▸ Task to carry out: Write out exactly the lines from the start of the entries through the one that contains "var height = svgHeight", including both.

▸ Input material:
▼▼▼

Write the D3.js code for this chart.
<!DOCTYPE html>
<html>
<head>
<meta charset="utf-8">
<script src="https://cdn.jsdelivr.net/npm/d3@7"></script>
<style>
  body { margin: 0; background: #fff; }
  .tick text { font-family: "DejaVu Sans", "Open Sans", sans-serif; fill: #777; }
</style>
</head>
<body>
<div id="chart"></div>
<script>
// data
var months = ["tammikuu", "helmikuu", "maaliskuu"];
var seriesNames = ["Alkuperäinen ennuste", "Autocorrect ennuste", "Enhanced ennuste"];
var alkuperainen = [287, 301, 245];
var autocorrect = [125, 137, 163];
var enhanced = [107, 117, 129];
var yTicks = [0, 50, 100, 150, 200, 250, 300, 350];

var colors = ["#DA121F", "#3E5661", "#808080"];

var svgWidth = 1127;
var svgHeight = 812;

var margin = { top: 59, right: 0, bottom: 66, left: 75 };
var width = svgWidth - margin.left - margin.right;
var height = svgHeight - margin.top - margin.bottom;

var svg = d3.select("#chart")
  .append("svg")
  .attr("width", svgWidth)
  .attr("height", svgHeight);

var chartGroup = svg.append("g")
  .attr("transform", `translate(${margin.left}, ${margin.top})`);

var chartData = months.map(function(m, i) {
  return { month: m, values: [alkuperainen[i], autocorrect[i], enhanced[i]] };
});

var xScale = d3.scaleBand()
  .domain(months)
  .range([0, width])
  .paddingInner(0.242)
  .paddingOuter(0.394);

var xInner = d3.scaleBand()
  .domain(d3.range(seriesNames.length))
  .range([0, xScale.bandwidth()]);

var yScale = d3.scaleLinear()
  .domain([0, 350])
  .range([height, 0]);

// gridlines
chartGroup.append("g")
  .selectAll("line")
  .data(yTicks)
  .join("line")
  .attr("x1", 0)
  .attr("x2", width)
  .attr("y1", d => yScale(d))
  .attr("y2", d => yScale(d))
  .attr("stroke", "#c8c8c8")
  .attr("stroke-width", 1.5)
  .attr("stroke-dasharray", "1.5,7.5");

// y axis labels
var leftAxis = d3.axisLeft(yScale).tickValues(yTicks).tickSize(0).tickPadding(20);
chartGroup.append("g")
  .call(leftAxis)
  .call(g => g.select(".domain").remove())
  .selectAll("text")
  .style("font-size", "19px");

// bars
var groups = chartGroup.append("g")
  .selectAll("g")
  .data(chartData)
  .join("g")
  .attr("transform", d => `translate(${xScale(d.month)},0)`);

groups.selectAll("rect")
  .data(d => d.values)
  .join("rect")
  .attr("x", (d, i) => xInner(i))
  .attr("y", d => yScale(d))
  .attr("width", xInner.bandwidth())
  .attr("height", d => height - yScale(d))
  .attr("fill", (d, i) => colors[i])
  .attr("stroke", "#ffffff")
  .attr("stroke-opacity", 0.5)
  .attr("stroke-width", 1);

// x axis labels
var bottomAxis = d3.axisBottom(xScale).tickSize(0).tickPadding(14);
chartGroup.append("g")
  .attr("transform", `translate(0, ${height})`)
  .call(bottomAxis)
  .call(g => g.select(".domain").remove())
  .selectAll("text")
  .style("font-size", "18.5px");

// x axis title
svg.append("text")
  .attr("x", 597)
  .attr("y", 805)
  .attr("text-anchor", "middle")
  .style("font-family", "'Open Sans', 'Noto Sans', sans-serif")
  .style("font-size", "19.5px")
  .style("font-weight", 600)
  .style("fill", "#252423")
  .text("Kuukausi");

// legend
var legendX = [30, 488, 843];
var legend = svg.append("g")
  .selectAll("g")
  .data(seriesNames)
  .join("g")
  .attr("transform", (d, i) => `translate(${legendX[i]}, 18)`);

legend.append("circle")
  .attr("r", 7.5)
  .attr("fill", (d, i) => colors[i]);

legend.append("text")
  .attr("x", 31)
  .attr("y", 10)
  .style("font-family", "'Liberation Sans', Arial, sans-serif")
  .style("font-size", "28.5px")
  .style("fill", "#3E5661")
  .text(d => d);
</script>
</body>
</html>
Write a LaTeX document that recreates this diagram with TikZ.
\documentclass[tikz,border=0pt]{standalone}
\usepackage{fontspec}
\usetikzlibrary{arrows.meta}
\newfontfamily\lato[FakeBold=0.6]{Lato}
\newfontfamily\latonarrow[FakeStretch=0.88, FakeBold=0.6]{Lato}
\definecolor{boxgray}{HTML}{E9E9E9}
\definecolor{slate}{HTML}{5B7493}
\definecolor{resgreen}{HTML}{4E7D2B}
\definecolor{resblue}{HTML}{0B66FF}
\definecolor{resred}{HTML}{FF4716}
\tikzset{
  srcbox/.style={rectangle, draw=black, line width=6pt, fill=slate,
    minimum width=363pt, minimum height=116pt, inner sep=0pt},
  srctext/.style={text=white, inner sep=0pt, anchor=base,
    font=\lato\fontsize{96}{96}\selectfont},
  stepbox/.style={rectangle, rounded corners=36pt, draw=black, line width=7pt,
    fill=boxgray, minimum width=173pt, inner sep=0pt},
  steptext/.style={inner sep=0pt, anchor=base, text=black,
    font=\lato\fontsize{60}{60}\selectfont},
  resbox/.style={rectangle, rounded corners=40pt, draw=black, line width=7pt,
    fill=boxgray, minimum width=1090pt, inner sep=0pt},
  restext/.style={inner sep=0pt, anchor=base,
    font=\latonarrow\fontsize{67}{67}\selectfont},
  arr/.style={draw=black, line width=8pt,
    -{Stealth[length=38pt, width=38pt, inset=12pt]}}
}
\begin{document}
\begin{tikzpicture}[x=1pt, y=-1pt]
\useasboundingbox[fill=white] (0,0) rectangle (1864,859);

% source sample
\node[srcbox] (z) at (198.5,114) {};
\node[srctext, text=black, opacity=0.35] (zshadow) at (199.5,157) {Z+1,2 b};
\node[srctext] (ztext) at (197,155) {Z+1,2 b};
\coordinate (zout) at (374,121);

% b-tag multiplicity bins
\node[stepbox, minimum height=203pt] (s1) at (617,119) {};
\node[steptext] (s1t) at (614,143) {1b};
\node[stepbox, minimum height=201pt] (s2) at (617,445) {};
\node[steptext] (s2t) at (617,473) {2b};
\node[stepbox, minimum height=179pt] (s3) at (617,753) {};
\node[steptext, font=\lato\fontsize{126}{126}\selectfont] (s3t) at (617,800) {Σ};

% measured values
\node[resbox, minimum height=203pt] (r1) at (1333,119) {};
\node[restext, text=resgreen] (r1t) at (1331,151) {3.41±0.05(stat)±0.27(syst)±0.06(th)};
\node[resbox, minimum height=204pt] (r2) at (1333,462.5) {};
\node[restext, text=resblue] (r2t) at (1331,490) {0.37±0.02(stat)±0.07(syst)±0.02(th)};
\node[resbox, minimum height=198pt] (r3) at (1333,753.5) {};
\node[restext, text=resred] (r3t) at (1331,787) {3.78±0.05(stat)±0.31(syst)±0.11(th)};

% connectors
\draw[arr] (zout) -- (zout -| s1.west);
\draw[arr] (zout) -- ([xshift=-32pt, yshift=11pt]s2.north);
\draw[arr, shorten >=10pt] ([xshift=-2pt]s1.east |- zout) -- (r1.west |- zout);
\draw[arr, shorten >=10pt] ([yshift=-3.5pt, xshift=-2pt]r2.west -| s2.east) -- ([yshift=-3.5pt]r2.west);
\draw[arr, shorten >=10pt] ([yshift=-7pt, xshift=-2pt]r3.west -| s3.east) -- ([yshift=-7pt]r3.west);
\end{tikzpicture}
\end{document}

▲▲▲

▸ Exercise output:
Write the D3.js code for this chart.
<!DOCTYPE html>
<html>
<head>
<meta charset="utf-8">
<script src="https://cdn.jsdelivr.net/npm/d3@7"></script>
<style>
  body { margin: 0; background: #fff; }
  .tick text { font-family: "DejaVu Sans", "Open Sans", sans-serif; fill: #777; }
</style>
</head>
<body>
<div id="chart"></div>
<script>
// data
var months = ["tammikuu", "helmikuu", "maaliskuu"];
var seriesNames = ["Alkuperäinen ennuste", "Autocorrect ennuste", "Enhanced ennuste"];
var alkuperainen = [287, 301, 245];
var autocorrect = [125, 137, 163];
var enhanced = [107, 117, 129];
var yTicks = [0, 50, 100, 150, 200, 250, 300, 350];

var colors = ["#DA121F", "#3E5661", "#808080"];

var svgWidth = 1127;
var svgHeight = 812;

var margin = { top: 59, right: 0, bottom: 66, left: 75 };
var width = svgWidth - margin.left - margin.right;
var height = svgHeight - margin.top - margin.bottom;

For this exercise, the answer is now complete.